→ Objective
Restate the material word for word and leave out anything that is a picture.

—————

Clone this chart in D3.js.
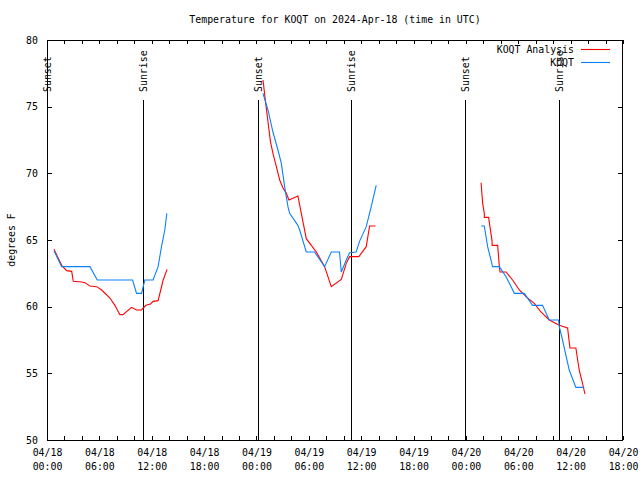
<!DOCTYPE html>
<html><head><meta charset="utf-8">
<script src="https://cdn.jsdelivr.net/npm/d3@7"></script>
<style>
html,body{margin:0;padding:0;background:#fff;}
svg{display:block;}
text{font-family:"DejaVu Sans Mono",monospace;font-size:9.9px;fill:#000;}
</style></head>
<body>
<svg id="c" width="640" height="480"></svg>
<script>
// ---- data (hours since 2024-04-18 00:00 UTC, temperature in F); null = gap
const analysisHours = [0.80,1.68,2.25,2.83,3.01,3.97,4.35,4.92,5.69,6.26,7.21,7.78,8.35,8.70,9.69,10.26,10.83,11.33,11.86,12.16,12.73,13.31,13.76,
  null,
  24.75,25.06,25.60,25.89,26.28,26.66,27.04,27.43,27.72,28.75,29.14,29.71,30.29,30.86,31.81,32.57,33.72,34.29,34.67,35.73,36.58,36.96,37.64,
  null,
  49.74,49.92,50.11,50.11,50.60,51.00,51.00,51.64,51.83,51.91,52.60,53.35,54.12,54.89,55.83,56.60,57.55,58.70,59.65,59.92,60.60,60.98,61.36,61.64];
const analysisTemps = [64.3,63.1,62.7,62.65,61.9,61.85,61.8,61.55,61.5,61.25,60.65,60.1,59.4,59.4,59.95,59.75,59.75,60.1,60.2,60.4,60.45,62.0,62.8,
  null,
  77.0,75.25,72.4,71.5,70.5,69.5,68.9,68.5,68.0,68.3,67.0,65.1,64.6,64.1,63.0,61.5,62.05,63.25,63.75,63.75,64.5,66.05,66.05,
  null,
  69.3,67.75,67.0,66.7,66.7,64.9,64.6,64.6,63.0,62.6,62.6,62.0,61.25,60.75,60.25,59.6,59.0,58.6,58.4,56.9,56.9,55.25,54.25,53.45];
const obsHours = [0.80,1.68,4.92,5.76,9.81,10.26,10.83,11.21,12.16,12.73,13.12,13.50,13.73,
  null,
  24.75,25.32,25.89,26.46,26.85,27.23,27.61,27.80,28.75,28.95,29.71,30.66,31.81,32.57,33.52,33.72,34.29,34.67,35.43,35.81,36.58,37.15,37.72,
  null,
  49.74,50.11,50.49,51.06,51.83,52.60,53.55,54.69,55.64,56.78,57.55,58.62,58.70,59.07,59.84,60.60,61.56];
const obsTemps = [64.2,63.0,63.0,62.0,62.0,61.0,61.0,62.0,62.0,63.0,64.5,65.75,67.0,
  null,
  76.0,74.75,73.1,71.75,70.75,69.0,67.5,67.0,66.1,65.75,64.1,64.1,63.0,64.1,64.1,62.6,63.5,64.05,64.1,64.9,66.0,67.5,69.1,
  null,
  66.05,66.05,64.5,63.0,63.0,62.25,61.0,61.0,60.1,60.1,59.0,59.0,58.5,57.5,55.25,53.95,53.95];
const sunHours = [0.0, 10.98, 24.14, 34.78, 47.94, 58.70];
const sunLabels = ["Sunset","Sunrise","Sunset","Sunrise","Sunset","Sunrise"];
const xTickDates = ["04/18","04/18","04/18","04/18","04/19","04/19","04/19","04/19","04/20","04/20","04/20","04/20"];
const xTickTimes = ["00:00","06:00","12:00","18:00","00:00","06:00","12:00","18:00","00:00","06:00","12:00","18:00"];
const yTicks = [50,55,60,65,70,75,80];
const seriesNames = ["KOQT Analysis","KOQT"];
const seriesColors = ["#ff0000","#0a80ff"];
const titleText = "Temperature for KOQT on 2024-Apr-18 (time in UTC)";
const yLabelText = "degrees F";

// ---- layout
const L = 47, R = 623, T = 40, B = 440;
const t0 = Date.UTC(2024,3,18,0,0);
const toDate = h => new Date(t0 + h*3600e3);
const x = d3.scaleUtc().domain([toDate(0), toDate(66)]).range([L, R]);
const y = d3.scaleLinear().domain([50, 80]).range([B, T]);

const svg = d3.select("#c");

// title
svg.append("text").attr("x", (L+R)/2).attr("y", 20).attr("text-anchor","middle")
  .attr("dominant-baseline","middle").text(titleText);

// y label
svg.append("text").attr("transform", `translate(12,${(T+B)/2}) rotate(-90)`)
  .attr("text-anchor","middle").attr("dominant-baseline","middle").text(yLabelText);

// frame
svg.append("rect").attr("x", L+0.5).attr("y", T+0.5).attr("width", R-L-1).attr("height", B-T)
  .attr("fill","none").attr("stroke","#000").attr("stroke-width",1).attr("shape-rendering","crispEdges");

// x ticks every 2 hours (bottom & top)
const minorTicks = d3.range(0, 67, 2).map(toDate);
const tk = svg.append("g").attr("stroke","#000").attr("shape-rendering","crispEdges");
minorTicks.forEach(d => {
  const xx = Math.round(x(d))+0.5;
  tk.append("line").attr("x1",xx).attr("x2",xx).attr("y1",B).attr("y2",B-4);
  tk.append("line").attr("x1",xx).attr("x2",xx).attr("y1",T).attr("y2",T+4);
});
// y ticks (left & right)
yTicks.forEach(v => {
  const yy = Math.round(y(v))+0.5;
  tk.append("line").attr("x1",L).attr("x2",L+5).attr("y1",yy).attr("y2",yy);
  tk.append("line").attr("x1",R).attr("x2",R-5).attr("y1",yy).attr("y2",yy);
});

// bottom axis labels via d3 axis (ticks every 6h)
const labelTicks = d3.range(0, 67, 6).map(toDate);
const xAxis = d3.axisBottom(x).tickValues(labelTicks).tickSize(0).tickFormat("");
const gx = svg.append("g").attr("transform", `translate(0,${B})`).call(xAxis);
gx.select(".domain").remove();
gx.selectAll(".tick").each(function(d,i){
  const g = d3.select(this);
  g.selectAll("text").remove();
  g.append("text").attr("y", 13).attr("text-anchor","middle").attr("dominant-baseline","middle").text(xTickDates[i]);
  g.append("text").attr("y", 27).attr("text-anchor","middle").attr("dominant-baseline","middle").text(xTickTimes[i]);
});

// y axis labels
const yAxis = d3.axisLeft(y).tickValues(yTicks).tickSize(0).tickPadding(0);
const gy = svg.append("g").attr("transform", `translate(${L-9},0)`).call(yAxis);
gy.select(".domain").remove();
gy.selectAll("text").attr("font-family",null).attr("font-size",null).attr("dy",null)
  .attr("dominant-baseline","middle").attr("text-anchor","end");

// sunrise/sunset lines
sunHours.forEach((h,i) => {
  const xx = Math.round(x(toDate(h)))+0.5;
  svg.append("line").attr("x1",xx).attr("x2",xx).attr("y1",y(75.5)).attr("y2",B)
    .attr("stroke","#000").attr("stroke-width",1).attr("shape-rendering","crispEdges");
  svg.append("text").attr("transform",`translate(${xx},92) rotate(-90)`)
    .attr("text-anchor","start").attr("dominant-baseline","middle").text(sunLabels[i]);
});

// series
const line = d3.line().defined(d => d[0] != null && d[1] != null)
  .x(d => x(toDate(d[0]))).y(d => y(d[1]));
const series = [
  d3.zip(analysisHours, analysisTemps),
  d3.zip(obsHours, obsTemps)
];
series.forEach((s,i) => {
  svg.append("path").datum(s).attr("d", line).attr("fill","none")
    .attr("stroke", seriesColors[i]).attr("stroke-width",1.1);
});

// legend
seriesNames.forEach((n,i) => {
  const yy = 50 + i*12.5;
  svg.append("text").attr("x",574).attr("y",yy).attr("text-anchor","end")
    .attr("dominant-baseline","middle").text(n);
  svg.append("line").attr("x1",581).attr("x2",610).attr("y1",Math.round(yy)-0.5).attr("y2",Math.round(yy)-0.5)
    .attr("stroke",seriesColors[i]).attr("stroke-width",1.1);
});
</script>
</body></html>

—————

→ Solution for this task
Clone this chart in D3.js.
<!DOCTYPE html>
<html><head><meta charset="utf-8">
<script src="https://cdn.jsdelivr.net/npm/d3@7"></script>
<style>
html,body{margin:0;padding:0;background:#fff;}
svg{display:block;}
text{font-family:"DejaVu Sans Mono",monospace;font-size:9.9px;fill:#000;}
</style></head>
<body>
<svg id="c" width="640" height="480"></svg>
<script>
// ---- data (hours since 2024-04-18 00:00 UTC, temperature in F); null = gap
const analysisHours = [0.80,1.68,2.25,2.83,3.01,3.97,4.35,4.92,5.69,6.26,7.21,7.78,8.35,8.70,9.69,10.26,10.83,11.33,11.86,12.16,12.73,13.31,13.76,
  null,
  24.75,25.06,25.60,25.89,26.28,26.66,27.04,27.43,27.72,28.75,29.14,29.71,30.29,30.86,31.81,32.57,33.72,34.29,34.67,35.73,36.58,36.96,37.64,
  null,
  49.74,49.92,50.11,50.11,50.60,51.00,51.00,51.64,51.83,51.91,52.60,53.35,54.12,54.89,55.83,56.60,57.55,58.70,59.65,59.92,60.60,60.98,61.36,61.64];
const analysisTemps = [64.3,63.1,62.7,62.65,61.9,61.85,61.8,61.55,61.5,61.25,60.65,60.1,59.4,59.4,59.95,59.75,59.75,60.1,60.2,60.4,60.45,62.0,62.8,
  null,
  77.0,75.25,72.4,71.5,70.5,69.5,68.9,68.5,68.0,68.3,67.0,65.1,64.6,64.1,63.0,61.5,62.05,63.25,63.75,63.75,64.5,66.05,66.05,
  null,
  69.3,67.75,67.0,66.7,66.7,64.9,64.6,64.6,63.0,62.6,62.6,62.0,61.25,60.75,60.25,59.6,59.0,58.6,58.4,56.9,56.9,55.25,54.25,53.45];
const obsHours = [0.80,1.68,4.92,5.76,9.81,10.26,10.83,11.21,12.16,12.73,13.12,13.50,13.73,
  null,
  24.75,25.32,25.89,26.46,26.85,27.23,27.61,27.80,28.75,28.95,29.71,30.66,31.81,32.57,33.52,33.72,34.29,34.67,35.43,35.81,36.58,37.15,37.72,
  null,
  49.74,50.11,50.49,51.06,51.83,52.60,53.55,54.69,55.64,56.78,57.55,58.62,58.70,59.07,59.84,60.60,61.56];
const obsTemps = [64.2,63.0,63.0,62.0,62.0,61.0,61.0,62.0,62.0,63.0,64.5,65.75,67.0,
  null,
  76.0,74.75,73.1,71.75,70.75,69.0,67.5,67.0,66.1,65.75,64.1,64.1,63.0,64.1,64.1,62.6,63.5,64.05,64.1,64.9,66.0,67.5,69.1,
  null,
  66.05,66.05,64.5,63.0,63.0,62.25,61.0,61.0,60.1,60.1,59.0,59.0,58.5,57.5,55.25,53.95,53.95];
const sunHours = [0.0, 10.98, 24.14, 34.78, 47.94, 58.70];
const sunLabels = ["Sunset","Sunrise","Sunset","Sunrise","Sunset","Sunrise"];
const xTickDates = ["04/18","04/18","04/18","04/18","04/19","04/19","04/19","04/19","04/20","04/20","04/20","04/20"];
const xTickTimes = ["00:00","06:00","12:00","18:00","00:00","06:00","12:00","18:00","00:00","06:00","12:00","18:00"];
const yTicks = [50,55,60,65,70,75,80];
const seriesNames = ["KOQT Analysis","KOQT"];
const seriesColors = ["#ff0000","#0a80ff"];
const titleText = "Temperature for KOQT on 2024-Apr-18 (time in UTC)";
const yLabelText = "degrees F";

// ---- layout
const L = 47, R = 623, T = 40, B = 440;
const t0 = Date.UTC(2024,3,18,0,0);
const toDate = h => new Date(t0 + h*3600e3);
const x = d3.scaleUtc().domain([toDate(0), toDate(66)]).range([L, R]);
const y = d3.scaleLinear().domain([50, 80]).range([B, T]);

const svg = d3.select("#c");

// title
svg.append("text").attr("x", (L+R)/2).attr("y", 20).attr("text-anchor","middle")
  .attr("dominant-baseline","middle").text(titleText);

// y label
svg.append("text").attr("transform", `translate(12,${(T+B)/2}) rotate(-90)`)
  .attr("text-anchor","middle").attr("dominant-baseline","middle").text(yLabelText);

// frame
svg.append("rect").attr("x", L+0.5).attr("y", T+0.5).attr("width", R-L-1).attr("height", B-T)
  .attr("fill","none").attr("stroke","#000").attr("stroke-width",1).attr("shape-rendering","crispEdges");

// x ticks every 2 hours (bottom & top)
const minorTicks = d3.range(0, 67, 2).map(toDate);
const tk = svg.append("g").attr("stroke","#000").attr("shape-rendering","crispEdges");
minorTicks.forEach(d => {
  const xx = Math.round(x(d))+0.5;
  tk.append("line").attr("x1",xx).attr("x2",xx).attr("y1",B).attr("y2",B-4);
  tk.append("line").attr("x1",xx).attr("x2",xx).attr("y1",T).attr("y2",T+4);
});
// y ticks (left & right)
yTicks.forEach(v => {
  const yy = Math.round(y(v))+0.5;
  tk.append("line").attr("x1",L).attr("x2",L+5).attr("y1",yy).attr("y2",yy);
  tk.append("line").attr("x1",R).attr("x2",R-5).attr("y1",yy).attr("y2",yy);
});

// bottom axis labels via d3 axis (ticks every 6h)
const labelTicks = d3.range(0, 67, 6).map(toDate);
const xAxis = d3.axisBottom(x).tickValues(labelTicks).tickSize(0).tickFormat("");
const gx = svg.append("g").attr("transform", `translate(0,${B})`).call(xAxis);
gx.select(".domain").remove();
gx.selectAll(".tick").each(function(d,i){
  const g = d3.select(this);
  g.selectAll("text").remove();
  g.append("text").attr("y", 13).attr("text-anchor","middle").attr("dominant-baseline","middle").text(xTickDates[i]);
  g.append("text").attr("y", 27).attr("text-anchor","middle").attr("dominant-baseline","middle").text(xTickTimes[i]);
});

// y axis labels
const yAxis = d3.axisLeft(y).tickValues(yTicks).tickSize(0).tickPadding(0);
const gy = svg.append("g").attr("transform", `translate(${L-9},0)`).call(yAxis);
gy.select(".domain").remove();
gy.selectAll("text").attr("font-family",null).attr("font-size",null).attr("dy",null)
  .attr("dominant-baseline","middle").attr("text-anchor","end");

// sunrise/sunset lines
sunHours.forEach((h,i) => {
  const xx = Math.round(x(toDate(h)))+0.5;
  svg.append("line").attr("x1",xx).attr("x2",xx).attr("y1",y(75.5)).attr("y2",B)
    .attr("stroke","#000").attr("stroke-width",1).attr("shape-rendering","crispEdges");
  svg.append("text").attr("transform",`translate(${xx},92) rotate(-90)`)
    .attr("text-anchor","start").attr("dominant-baseline","middle").text(sunLabels[i]);
});

// series
const line = d3.line().defined(d => d[0] != null && d[1] != null)
  .x(d => x(toDate(d[0]))).y(d => y(d[1]));
const series = [
  d3.zip(analysisHours, analysisTemps),
  d3.zip(obsHours, obsTemps)
];
series.forEach((s,i) => {
  svg.append("path").datum(s).attr("d", line).attr("fill","none")
    .attr("stroke", seriesColors[i]).attr("stroke-width",1.1);
});

// legend
seriesNames.forEach((n,i) => {
  const yy = 50 + i*12.5;
  svg.append("text").attr("x",574).attr("y",yy).attr("text-anchor","end")
    .attr("dominant-baseline","middle").text(n);
  svg.append("line").attr("x1",581).attr("x2",610).attr("y1",Math.round(yy)-0.5).attr("y2",Math.round(yy)-0.5)
    .attr("stroke",seriesColors[i]).attr("stroke-width",1.1);
});
</script>
</body></html>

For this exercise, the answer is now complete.